Neoliberalism, paranoia and vaccination

Contrary to the beliefs of its adherents, anti-vaccine advocacy isn’t about vaccines. It’s about the political philosophy of neoliberalism and the American predilection for paranoia.

Neoliberalism places a premium on individual responsibility and minimizes the value of collective action. We see this in whose who venerate private industry and derogate goverment support. But we also see its impact in public health where collective action is absolutely required.

Anti-vax flourishes because neoliberalism derides the value of collection action to promote health.

Vaccination works through collective action. We cannot vaccinate 100% of the population since some are allergic or immunocompromised and infants are too young for some vaccinations. Vaccination works through herd immunity. Vaccines dramatically reducing the chance that an infected person will encounter an unprotected person.

Imagine that little Ainsley comes in close contact with 10 children per day. Now imagine that Ainsley develops diphtheria. Who is likely to catch diphtheria from Ainsley? If 99% of children are vaccinated and the vaccine is 95% effective, the odds are low that any of the 10 children she comes in contract with could get diphtheria. Thus, the outbreak of diphtheria ends with Ainsley (though it may end poor Ainsley’s life).

Now imagine that only 50% of children are vaccinated against diphtheria. That means that half the children are likely to be susceptible, and therefore diphtheria is almost certain to be transmitted. And since the children who catch diphtheria from Ainsley are going to expose additional children who aren’t vaccinated, the disease begins to spread like wild fire.

The effectiveness of vaccines depends on collective action, precisely the kind of action that is devalued in neoliberal philosophy.

But vaccines have been a spectacular success. How could anyone doubt their efficacy and safety?

To privilege individual over collective action, neoliberalism takes advantage of the paranoid style in American thinking, the belief that bad things are caused by conspiracies. Rather than acknowledge the role of chance, misunderstanding and just plain stupidity in government or industry blunders, the paranoid style leads people to believe that there is no such thing as mistakes, only deliberate, nefarious plots.

A tiny fraction of children WILL be harmed by vaccines. Indeed, vaccine consent forms inform parents of the rare risk of brain injury or death. Those afflicted with the paranoid style imagine that pharmaceutical companies deliberately allow injuries that could easily be prevented and have hidden the scale of those injuries. In addition, there are children who suffer from conditions, like autism, whose cause is still unknown. Those afflicted with the paranoid style look for someone to blame and vaccines, because of their ubiquity, are easy to blame.

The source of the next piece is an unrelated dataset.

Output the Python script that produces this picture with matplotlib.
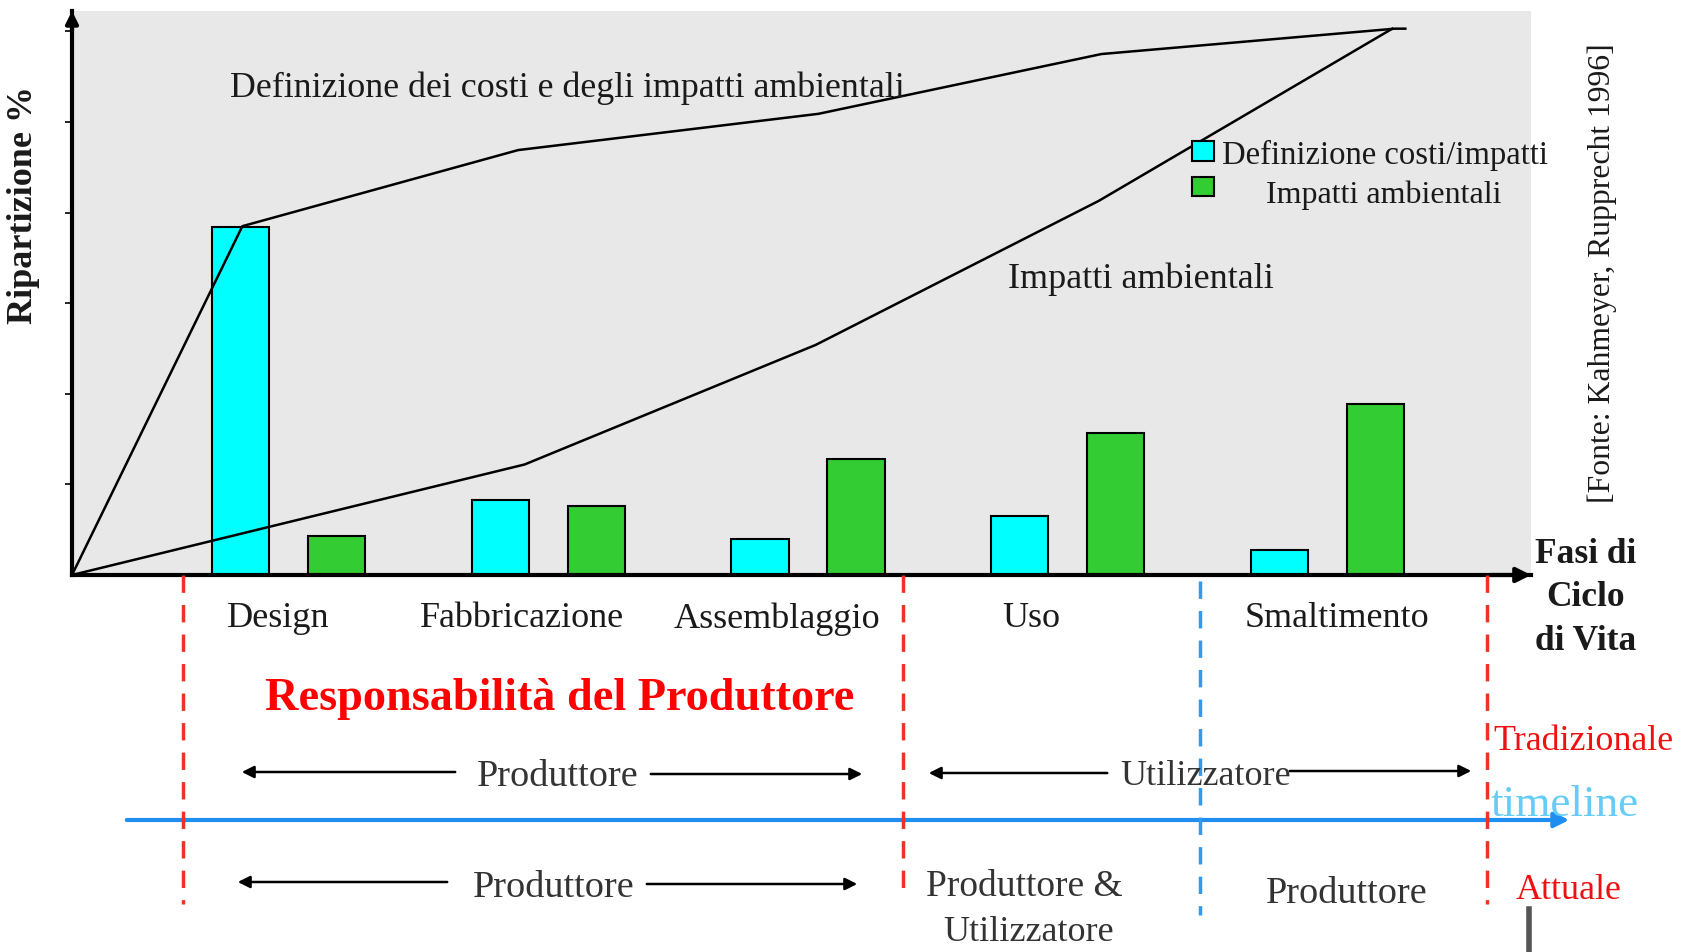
import matplotlib.pyplot as plt
from matplotlib.lines import Line2D
from matplotlib.patches import Rectangle

plt.rcParams['font.family'] = ['Liberation Serif', 'DejaVu Serif']

# dati
fasi = ['Design', 'Fabbricazione', 'Assemblaggio', 'Uso', 'Smaltimento']
definizione = [38.4, 8.3, 4.0, 6.5, 2.8]      # barre ciano
impatti = [4.3, 7.6, 12.8, 15.7, 18.9]         # barre verdi

# curva "Definizione dei costi e degli impatti ambientali"
curva_def_x = [-0.834, -0.178, 0.884, 2.04, 3.13, 4.26, 4.30]
curva_def_y = [0, 38.5, 46.9, 50.9, 57.5, 60.3, 60.3]
# curva "Impatti ambientali"
curva_imp_x = [-0.834, 0.909, 2.03, 3.12, 4.25]
curva_imp_y = [0, 12.2, 25.4, 41.3, 60.3]

W, H = 1689, 953
def fp(x, y):
    return (x / W, 1 - y / H)

nero = '#1a1a1a'
grigio = '#333333'

fig = plt.figure(figsize=(16.89, 9.53), dpi=100)
ax = fig.add_axes([72 / W, 1 - 576 / H, (1531 - 72) / W, (576 - 12) / H])
ax.set_facecolor('#e8e8e8')

xs = range(len(fasi))
ax.bar([x - 0.185 for x in xs], definizione, width=0.22, color='#00ffff',
       edgecolor='black', linewidth=1.5, zorder=2)
ax.bar([x + 0.185 for x in xs], impatti, width=0.22, color='#33cc33',
       edgecolor='black', linewidth=1.5, zorder=2)
ax.plot(curva_def_x, curva_def_y, color='black', lw=1.8, zorder=3)
ax.plot(curva_imp_x, curva_imp_y, color='black', lw=1.8, zorder=3)

ax.set_xlim(-0.834, 4.784)
ax.set_ylim(0, 62.25)
for s in ['top', 'right']:
    ax.spines[s].set_visible(False)
ax.spines['left'].set_linewidth(3)
ax.spines['bottom'].set_linewidth(3)
ax.set_xticks([])
ax.set_yticks([10, 20, 30, 40, 50, 60])
ax.set_yticklabels([])
ax.tick_params(axis='y', length=5, width=1.2, direction='out')

# frecce degli assi
ax.annotate('', xy=(1.002, 0), xytext=(0.97, 0), xycoords='axes fraction',
            arrowprops=dict(arrowstyle='-|>', color='black', lw=3, mutation_scale=22),
            annotation_clip=False)
ax.annotate('', xy=(0, 1.005), xytext=(0, 0.96), xycoords='axes fraction',
            arrowprops=dict(arrowstyle='-|>', color='black', lw=3, mutation_scale=18),
            annotation_clip=False)

# testi dentro il grafico
fig.text(*fp(567, 88), 'Definizione dei costi e degli impatti ambientali',
         ha='center', va='center', size=25.8, color=nero)
fig.text(*fp(1141, 279), 'Impatti ambientali', ha='center', va='center',
         size=26, color=nero)

# legenda
fig.add_artist(Rectangle(fp(1192, 162), 22 / W, 20 / H, transform=fig.transFigure,
                         facecolor='#00ffff', edgecolor='black', lw=1.5))
fig.add_artist(Rectangle(fp(1192, 197), 22 / W, 19 / H, transform=fig.transFigure,
                         facecolor='#33cc33', edgecolor='black', lw=1.5))
fig.text(*fp(1222, 155), 'Definizione costi/impatti', ha='left', va='center',
         size=23.5, color=nero)
fig.text(*fp(1384, 195), 'Impatti ambientali', ha='center', va='center',
         size=23, color=nero)

fig.text(*fp(24, 205), 'Ripartizione %', rotation=90, ha='center', va='center',
         size=26, fontweight='bold', color=nero)
fig.text(*fp(1602, 273), '[Fonte: Kahmeyer, Rupprecht 1996]', rotation=90,
         ha='center', va='center', size=22.8, color=nero)
fig.text(*fp(1586, 598), 'Fasi di\nCiclo\ndi Vita', ha='center', va='center',
         multialignment='center', size=25.5, fontweight='bold', linespacing=1.42,
         color=nero)

# etichette delle fasi
etich_x = [278, 522, 777, 1031, 1337]
for nome, x in zip(fasi, etich_x):
    fig.text(*fp(x, 619), nome, ha='center', va='center', size=26, color=nero)

fig.text(*fp(560, 699), 'Responsabilità del Produttore', ha='center', va='center',
         size=33.3, fontweight='bold', color='#ff0000')

# linee tratteggiate verticali
for x, y1 in [(183, 905), (903, 898), (1487, 905)]:
    fig.add_artist(Line2D([x / W, x / W], [1 - 576 / H, 1 - y1 / H],
                          transform=fig.transFigure, color='#ee3322', lw=2.5,
                          dashes=(5, 3.5)))
fig.add_artist(Line2D([1200 / W, 1200 / W], [1 - 582 / H, 1 - 916 / H],
                      transform=fig.transFigure, color='#3399ee', lw=2.5,
                      dashes=(5, 3.5)))

# timeline
ax.annotate('', xy=fp(1572, 821), xytext=fp(124, 821), xycoords='figure fraction',
            arrowprops=dict(arrowstyle='-|>', color='#1e8ff0', lw=3, mutation_scale=22),
            annotation_clip=False)
fig.text(*fp(1565, 805), 'timeline', ha='center', va='center', size=32.5,
         color='#66ccf5')
fig.text(*fp(1583, 741), 'Tradizionale', ha='center', va='center', size=25.9,
         color='#ee1111')
fig.text(*fp(1569, 891), 'Attuale', ha='center', va='center', size=25.9,
         color='#ee1111')

def freccia(x0, x1, y):
    ax.annotate('', xy=fp(x1, y), xytext=fp(x0, y), xycoords='figure fraction',
                arrowprops=dict(arrowstyle='-|>', color='black', lw=1.8,
                                mutation_scale=18),
                annotation_clip=False)

# riga tradizionale
freccia(458, 239, 773)
freccia(648, 865, 775)
fig.text(*fp(558, 777), 'Produttore', ha='center', va='center', size=27.5, color=grigio)
freccia(1110, 926, 774)
freccia(1287, 1474, 772)
fig.text(*fp(1206, 777), 'Utilizzatore', ha='center', va='center', size=26, color=grigio)

# riga attuale
freccia(450, 235, 883)
freccia(644, 860, 885)
fig.text(*fp(554, 888), 'Produttore', ha='center', va='center', size=27.5, color=grigio)
fig.text(*fp(1024, 887), 'Produttore &', ha='center', va='center', size=27, color=grigio)
fig.text(*fp(1029, 933), 'Utilizzatore', ha='center', va='center', size=26, color=grigio)
fig.text(*fp(1347, 894), 'Produttore', ha='center', va='center', size=27.5, color=grigio)

fig.add_artist(Line2D([1529 / W, 1529 / W], [1 - 910 / H, 0],
                      transform=fig.transFigure, color='#555555', lw=4))

fig.savefig('out.png', dpi=100)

It is hardly surprising then that neoliberal thinking, which places all responsibility for health and wellbeing on individuals, has led to the anti-vaccination movement, which venerates individual action, especially action in defiance of authority.

Ironically, the same people who are quick to see nefarious economic motives to public health projects like vaccination, are willfully blind to the economic motives of those who promote quackery. Anti-vax is nothing if not a money making enterprise; profits are high because unlike pharmaceutical companies that have to demonstate efficacy and safety, anti-vaxxers simply monetize nonsense — books, websites, supplements, immune “boosters” and detoxes.

Anti-vax flourishes not because many are being injured by vaccines; they aren’t. It flourishes because neoliberalism derides the value of collection action to promote health, lays complete responsibility for health and wellbeing on individuals and promotes a paranoid style of thinking.

Anti-vax advocacy dismisses collective action in favor of individual action (or inaction). As a result people die, while anti-vaxxers arrogantly trumpet ignorance and celebrity anti-vax advocates laugh all the way to the bank.